Die da oben müssten endlich was tun. Die in der Regierung und die in der Oberstadt. "Die haben doch alle keine Ahnung", sagt der Hüne, "die hören doch nicht auf die kleinen Leute."

"Keiner macht was für den Norden, keiner", meldet sich der dritte. "Da gibt’s die Nordstad, aber was bringt uns das denn, was gehen uns Ettelbrück und Diekirch an? In der Minette haben sie Industriebrachen. Wir haben auch Brachen. Aber da passiert nichts. Stattdessen bauen sie den Süden wieder auf und stecken da auch das Geld rein, das wir erarbeitet haben."

"Und das Schönste ist", sagt "Sean Connery" und schlägt mit der flachen Hand auf den Tisch, "dass sie im Süden dann mit Nein stimmen. Erst kriegen sie das Geld nur so in den Arsch geschoben, auch unser Geld, und dann stimmen die mit Nein! Das ist nicht zu glauben."

Die drei lachen düster. "Dabei sind wir ruhige Leute, wir drei", sagt der Hüne. "Da gibt’s ganz andere, die sind nicht so ruhig." Die würden bald richtig laut werden, glaubt "Sean Connery".

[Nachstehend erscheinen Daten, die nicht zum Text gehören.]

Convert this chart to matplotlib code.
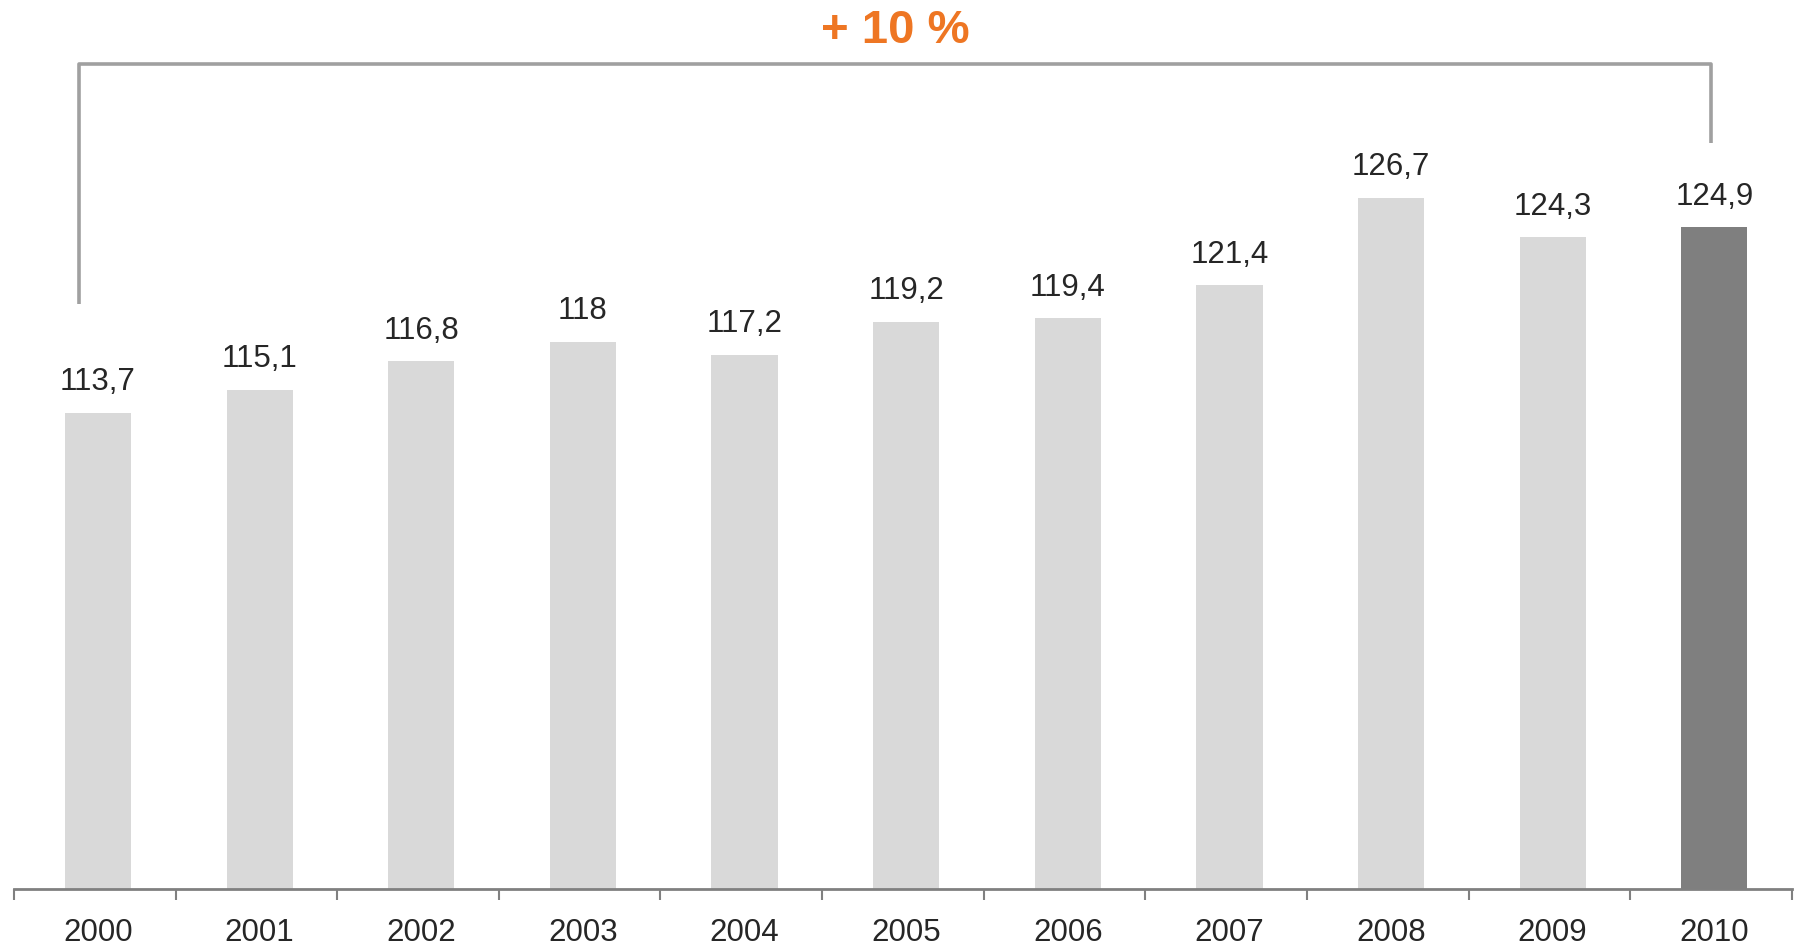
import numpy as np
import matplotlib.pyplot as plt

years = ["2000", "2001", "2002", "2003", "2004", "2005", "2006", "2007", "2008", "2009", "2010"]
values = [113.7, 115.1, 116.8, 118, 117.2, 119.2, 119.4, 121.4, 126.7, 124.3, 124.9]
labels = ["113,7", "115,1", "116,8", "118", "117,2", "119,2", "119,4", "121,4", "126,7", "124,3", "124,9"]
growth = "+ 10 %"

plt.rcParams['font.family'] = ['Liberation Sans', 'DejaVu Sans']

fig = plt.figure(figsize=(17.94, 9.5), dpi=100)
ax = fig.add_axes([0.0078, 0.0642, 0.991, 0.9358])

x = np.arange(len(years))
colors = ["#D9D9D9"] * (len(years) - 1) + ["#7F7F7F"]
base = 84.9
ax.bar(x + 0.02, np.array(values) - base, bottom=base, width=0.41, color=colors)

for xi, v, t in zip(x, values, labels):
    ax.text(xi + 0.02, v + 0.95, t, ha="center", va="bottom", fontsize=22.5, color="#262626")

# bracket from first to last year
top = 134.8
ax.plot([-0.1, -0.1, x[-1], x[-1]], [values[0] + 6.6, top, top, values[-1] + 5.1],
        color="#A0A0A0", lw=2.6, solid_capstyle="butt", clip_on=False)
ax.text((x[-1] - 0.1) / 2, 136.8, growth, ha="center", va="center",
        fontsize=34, fontweight="bold", color="#EE7623")

ax.set_xlim(-0.5, len(years) - 0.5)
ax.set_ylim(base, 138.65)
for s in ["top", "right", "left"]:
    ax.spines[s].set_visible(False)
ax.spines["bottom"].set_color("#808080")
ax.spines["bottom"].set_linewidth(2)
ax.set_yticks([])
ax.set_xticks(x + 0.02)
ax.set_xticklabels(years, fontsize=22.5, color="#262626")
ax.tick_params(axis="x", which="major", length=0, pad=21)
ax.set_xticks(np.arange(len(years) + 1) - 0.5, minor=True)
ax.tick_params(axis="x", which="minor", length=8, width=1.5, color="#808080")

plt.savefig("out.png", dpi=100)
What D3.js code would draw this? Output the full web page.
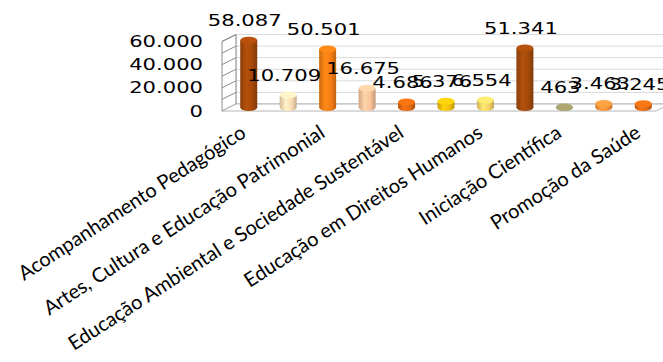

In seinem Lokal, sagt der Wirt, habe kein Mensch sich um den Verfassungsvertrag geschert. "Den Leuten geht’s nur um ihr Leben hier. Ich hab mich gewundert, dass in Wiltz nicht so abgestimmt wurde wie in Esch/Sauer. Es gibt immer wieder Krach wegen der Jugoslawen. Ich hab die Verfassung gelesen. Ganz aufmerksam, weil hier so dick getönt wurde, aber keiner sie kannte. Ich hab den Leuten gesagt, dass man gegen den Vertrag sein kann, wenn man ihn gelesen hat. Es hat keinen interessiert. Aber eins muss ich sagen: Ich bin froh, dass Juncker Premier bleibt. Seinen Kronprinz, den Frieden, möchte ich lieber nicht an der Macht sehen."